-- Problem requirements --
Your task is to copy the listing exactly, with the pictures left out.

-- Provided data --

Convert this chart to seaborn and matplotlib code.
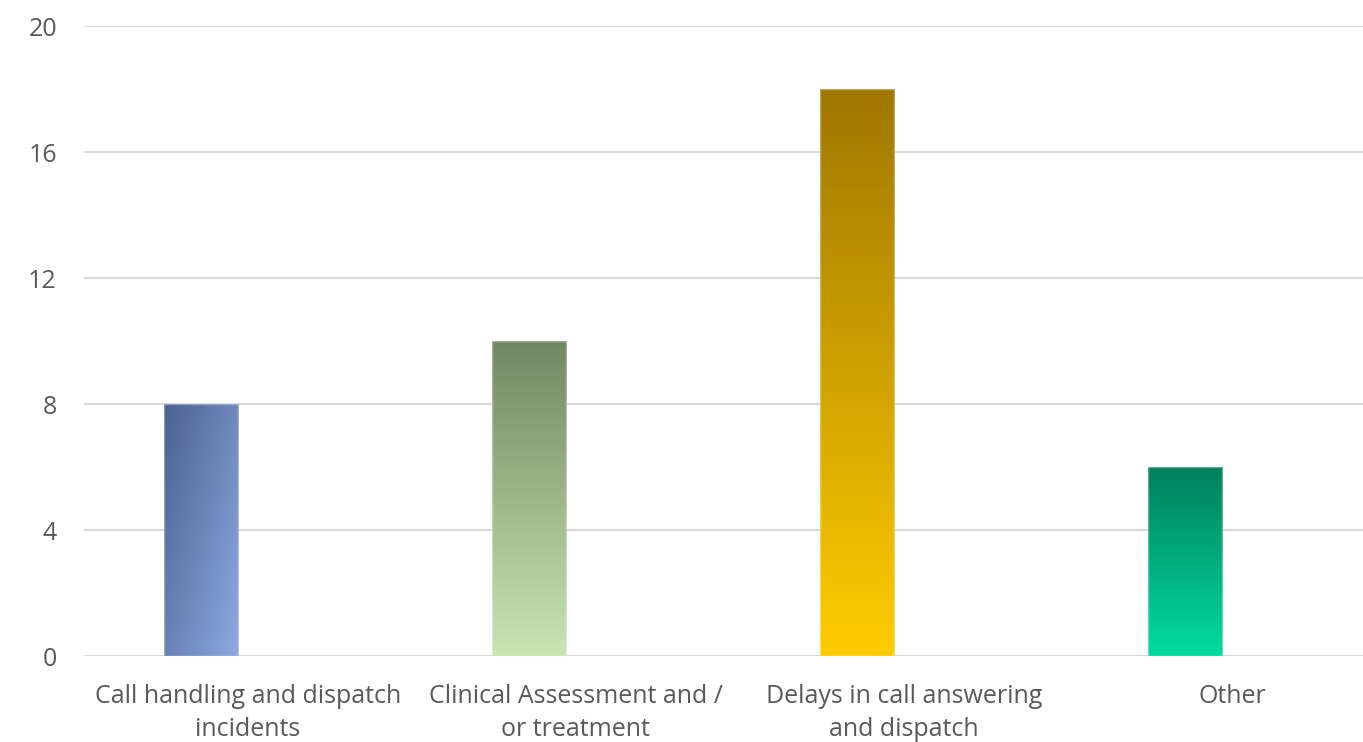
import numpy as np
import pandas as pd
import matplotlib
matplotlib.use("Agg")
import matplotlib.pyplot as plt
from matplotlib.colors import LinearSegmentedColormap
import seaborn as sns

categories = [
    "Call handling and dispatch\nincidents",
    "Clinical Assessment and /\nor treatment",
    "Delays in call answering\nand dispatch",
    "Other",
]
counts = [8, 10, 18, 6]
y_ticks = [0, 4, 8, 12, 16, 20]

# gradient end colours per bar: (top / dark, bottom / light, direction)
gradients = [
    ("#4b6190", "#8eaae2", "diag"),
    ("#718963", "#c8e5b2", "vert"),
    ("#a07700", "#ffcc00", "vert"),
    ("#007f5e", "#00dc9e", "vert"),
]

sns.set_theme(style="white")
plt.rcParams["font.family"] = ["Open Sans", "DejaVu Sans"]

fig = plt.figure(figsize=(13.63, 7.42), dpi=100)
ax = fig.add_axes([84 / 1363, 1 - 656 / 742, 1 - 84 / 1363, 630 / 742])

df = pd.DataFrame({"category": categories, "count": counts})
sns.barplot(data=df, x="category", y="count", ax=ax, width=0.226,
            color="white", saturation=1, zorder=3)

for patch, (c_dark, c_light, mode) in zip(ax.patches, gradients):
    x0, y0 = patch.get_x(), patch.get_y()
    w, h = patch.get_width(), patch.get_height()
    cmap = LinearSegmentedColormap.from_list("g", [c_dark, c_light])
    n = 200
    if mode == "diag":
        yy, xx = np.mgrid[0:1:n * 1j, 0:1:n * 1j]
        grid = 0.55 * xx + 0.45 * yy
    else:
        grid = np.tile(np.linspace(0, 1, n)[:, None], (1, 2))
    im = ax.imshow(grid, cmap=cmap, vmin=0, vmax=1, origin="upper",
                   extent=[x0, x0 + w, y0, y0 + h], aspect="auto",
                   interpolation="bilinear", zorder=3)
    im.set_clip_path(patch)
    patch.set_facecolor("none")
    patch.set_edgecolor((1, 1, 1, 0.35))
    patch.set_linewidth(1.0)
    patch.set_zorder(4)

# category labels sit at the centre of each slot; bars are shifted left of it
label_shift = 0.143
ax.set_xticks(np.arange(len(categories)) + label_shift, categories)

ax.set_xlim(-(201 - 84) / 328, 3 + (1363 - 1185) / 328)
ax.set_ylim(0, 20)
ax.set_yticks(y_ticks)
ax.yaxis.grid(True, color="#d9d9d9", linewidth=1.5, zorder=0)
ax.set_axisbelow(True)
for s in ax.spines.values():
    s.set_visible(False)
ax.tick_params(axis="both", length=0, labelsize=18, colors="#595959")
ax.tick_params(axis="y", pad=19.5)
ax.tick_params(axis="x", pad=20)
for lbl in ax.get_xticklabels():
    lbl.set_linespacing(1.45)
ax.set_xlabel("")
ax.set_ylabel("")

fig.savefig("out.png", dpi=100)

-- Exercise solution --
Convert this chart to seaborn and matplotlib code.
import numpy as np
import pandas as pd
import matplotlib
matplotlib.use("Agg")
import matplotlib.pyplot as plt
from matplotlib.colors import LinearSegmentedColormap
import seaborn as sns

categories = [
    "Call handling and dispatch\nincidents",
    "Clinical Assessment and /\nor treatment",
    "Delays in call answering\nand dispatch",
    "Other",
]
counts = [8, 10, 18, 6]
y_ticks = [0, 4, 8, 12, 16, 20]

# gradient end colours per bar: (top / dark, bottom / light, direction)
gradients = [
    ("#4b6190", "#8eaae2", "diag"),
    ("#718963", "#c8e5b2", "vert"),
    ("#a07700", "#ffcc00", "vert"),
    ("#007f5e", "#00dc9e", "vert"),
]

sns.set_theme(style="white")
plt.rcParams["font.family"] = ["Open Sans", "DejaVu Sans"]

fig = plt.figure(figsize=(13.63, 7.42), dpi=100)
ax = fig.add_axes([84 / 1363, 1 - 656 / 742, 1 - 84 / 1363, 630 / 742])

df = pd.DataFrame({"category": categories, "count": counts})
sns.barplot(data=df, x="category", y="count", ax=ax, width=0.226,
            color="white", saturation=1, zorder=3)

for patch, (c_dark, c_light, mode) in zip(ax.patches, gradients):
    x0, y0 = patch.get_x(), patch.get_y()
    w, h = patch.get_width(), patch.get_height()
    cmap = LinearSegmentedColormap.from_list("g", [c_dark, c_light])
    n = 200
    if mode == "diag":
        yy, xx = np.mgrid[0:1:n * 1j, 0:1:n * 1j]
        grid = 0.55 * xx + 0.45 * yy
    else:
        grid = np.tile(np.linspace(0, 1, n)[:, None], (1, 2))
    im = ax.imshow(grid, cmap=cmap, vmin=0, vmax=1, origin="upper",
                   extent=[x0, x0 + w, y0, y0 + h], aspect="auto",
                   interpolation="bilinear", zorder=3)
    im.set_clip_path(patch)
    patch.set_facecolor("none")
    patch.set_edgecolor((1, 1, 1, 0.35))
    patch.set_linewidth(1.0)
    patch.set_zorder(4)

# category labels sit at the centre of each slot; bars are shifted left of it
label_shift = 0.143
ax.set_xticks(np.arange(len(categories)) + label_shift, categories)

ax.set_xlim(-(201 - 84) / 328, 3 + (1363 - 1185) / 328)
ax.set_ylim(0, 20)
ax.set_yticks(y_ticks)
ax.yaxis.grid(True, color="#d9d9d9", linewidth=1.5, zorder=0)
ax.set_axisbelow(True)
for s in ax.spines.values():
    s.set_visible(False)
ax.tick_params(axis="both", length=0, labelsize=18, colors="#595959")
ax.tick_params(axis="y", pad=19.5)
ax.tick_params(axis="x", pad=20)
for lbl in ax.get_xticklabels():
    lbl.set_linespacing(1.45)
ax.set_xlabel("")
ax.set_ylabel("")

fig.savefig("out.png", dpi=100)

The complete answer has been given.